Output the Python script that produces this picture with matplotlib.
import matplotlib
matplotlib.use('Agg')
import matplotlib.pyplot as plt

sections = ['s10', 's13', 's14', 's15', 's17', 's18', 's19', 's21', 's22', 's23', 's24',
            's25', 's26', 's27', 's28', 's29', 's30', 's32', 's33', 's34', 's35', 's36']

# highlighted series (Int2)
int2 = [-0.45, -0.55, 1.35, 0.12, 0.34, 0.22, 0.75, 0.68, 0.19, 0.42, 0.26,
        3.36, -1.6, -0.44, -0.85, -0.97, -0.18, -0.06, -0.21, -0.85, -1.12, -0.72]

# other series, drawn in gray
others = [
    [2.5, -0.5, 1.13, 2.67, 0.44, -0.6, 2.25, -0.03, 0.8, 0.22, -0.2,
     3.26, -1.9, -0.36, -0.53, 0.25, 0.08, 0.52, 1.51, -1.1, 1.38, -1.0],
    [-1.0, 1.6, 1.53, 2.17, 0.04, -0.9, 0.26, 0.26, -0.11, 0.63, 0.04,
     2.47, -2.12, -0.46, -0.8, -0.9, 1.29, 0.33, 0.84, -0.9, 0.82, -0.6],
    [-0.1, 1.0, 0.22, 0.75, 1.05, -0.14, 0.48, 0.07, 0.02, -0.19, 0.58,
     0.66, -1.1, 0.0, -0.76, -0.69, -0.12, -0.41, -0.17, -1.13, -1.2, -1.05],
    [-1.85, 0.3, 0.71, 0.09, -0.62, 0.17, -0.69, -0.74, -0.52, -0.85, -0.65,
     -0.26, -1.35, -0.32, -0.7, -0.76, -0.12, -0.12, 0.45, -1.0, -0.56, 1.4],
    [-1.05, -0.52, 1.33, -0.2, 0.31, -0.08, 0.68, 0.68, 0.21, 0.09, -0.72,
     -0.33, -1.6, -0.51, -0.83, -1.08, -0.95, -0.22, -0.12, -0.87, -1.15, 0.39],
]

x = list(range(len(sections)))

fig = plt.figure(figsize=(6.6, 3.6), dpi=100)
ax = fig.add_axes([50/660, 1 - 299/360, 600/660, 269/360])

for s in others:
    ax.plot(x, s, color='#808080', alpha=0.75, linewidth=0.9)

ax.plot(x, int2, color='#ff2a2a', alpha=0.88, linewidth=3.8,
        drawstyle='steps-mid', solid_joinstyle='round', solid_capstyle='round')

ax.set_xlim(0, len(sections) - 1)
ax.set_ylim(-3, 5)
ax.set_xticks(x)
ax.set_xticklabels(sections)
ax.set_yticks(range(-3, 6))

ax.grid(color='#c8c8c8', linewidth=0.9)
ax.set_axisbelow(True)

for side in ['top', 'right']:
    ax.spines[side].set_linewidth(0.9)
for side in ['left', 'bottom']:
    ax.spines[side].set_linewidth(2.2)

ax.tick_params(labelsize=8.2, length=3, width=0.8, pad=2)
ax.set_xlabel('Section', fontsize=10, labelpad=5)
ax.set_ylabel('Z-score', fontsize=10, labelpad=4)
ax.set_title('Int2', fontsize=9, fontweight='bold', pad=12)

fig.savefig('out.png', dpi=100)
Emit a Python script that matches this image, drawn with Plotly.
****************
### TASK REQUIREMENTS
Please write out exactly the lines from the start of the data through the line that contains "ax.set_axisbelow(True)", both ends included, and nothing else.

### FINAL ANSWER
Output the Python script that produces this picture with matplotlib.
import matplotlib
matplotlib.use('Agg')
import matplotlib.pyplot as plt

sections = ['s10', 's13', 's14', 's15', 's17', 's18', 's19', 's21', 's22', 's23', 's24',
            's25', 's26', 's27', 's28', 's29', 's30', 's32', 's33', 's34', 's35', 's36']

# highlighted series (Int2)
int2 = [-0.45, -0.55, 1.35, 0.12, 0.34, 0.22, 0.75, 0.68, 0.19, 0.42, 0.26,
        3.36, -1.6, -0.44, -0.85, -0.97, -0.18, -0.06, -0.21, -0.85, -1.12, -0.72]

# other series, drawn in gray
others = [
    [2.5, -0.5, 1.13, 2.67, 0.44, -0.6, 2.25, -0.03, 0.8, 0.22, -0.2,
     3.26, -1.9, -0.36, -0.53, 0.25, 0.08, 0.52, 1.51, -1.1, 1.38, -1.0],
    [-1.0, 1.6, 1.53, 2.17, 0.04, -0.9, 0.26, 0.26, -0.11, 0.63, 0.04,
     2.47, -2.12, -0.46, -0.8, -0.9, 1.29, 0.33, 0.84, -0.9, 0.82, -0.6],
    [-0.1, 1.0, 0.22, 0.75, 1.05, -0.14, 0.48, 0.07, 0.02, -0.19, 0.58,
     0.66, -1.1, 0.0, -0.76, -0.69, -0.12, -0.41, -0.17, -1.13, -1.2, -1.05],
    [-1.85, 0.3, 0.71, 0.09, -0.62, 0.17, -0.69, -0.74, -0.52, -0.85, -0.65,
     -0.26, -1.35, -0.32, -0.7, -0.76, -0.12, -0.12, 0.45, -1.0, -0.56, 1.4],
    [-1.05, -0.52, 1.33, -0.2, 0.31, -0.08, 0.68, 0.68, 0.21, 0.09, -0.72,
     -0.33, -1.6, -0.51, -0.83, -1.08, -0.95, -0.22, -0.12, -0.87, -1.15, 0.39],
]

x = list(range(len(sections)))

fig = plt.figure(figsize=(6.6, 3.6), dpi=100)
ax = fig.add_axes([50/660, 1 - 299/360, 600/660, 269/360])

for s in others:
    ax.plot(x, s, color='#808080', alpha=0.75, linewidth=0.9)

ax.plot(x, int2, color='#ff2a2a', alpha=0.88, linewidth=3.8,
        drawstyle='steps-mid', solid_joinstyle='round', solid_capstyle='round')

ax.set_xlim(0, len(sections) - 1)
ax.set_ylim(-3, 5)
ax.set_xticks(x)
ax.set_xticklabels(sections)
ax.set_yticks(range(-3, 6))

ax.grid(color='#c8c8c8', linewidth=0.9)
ax.set_axisbelow(True)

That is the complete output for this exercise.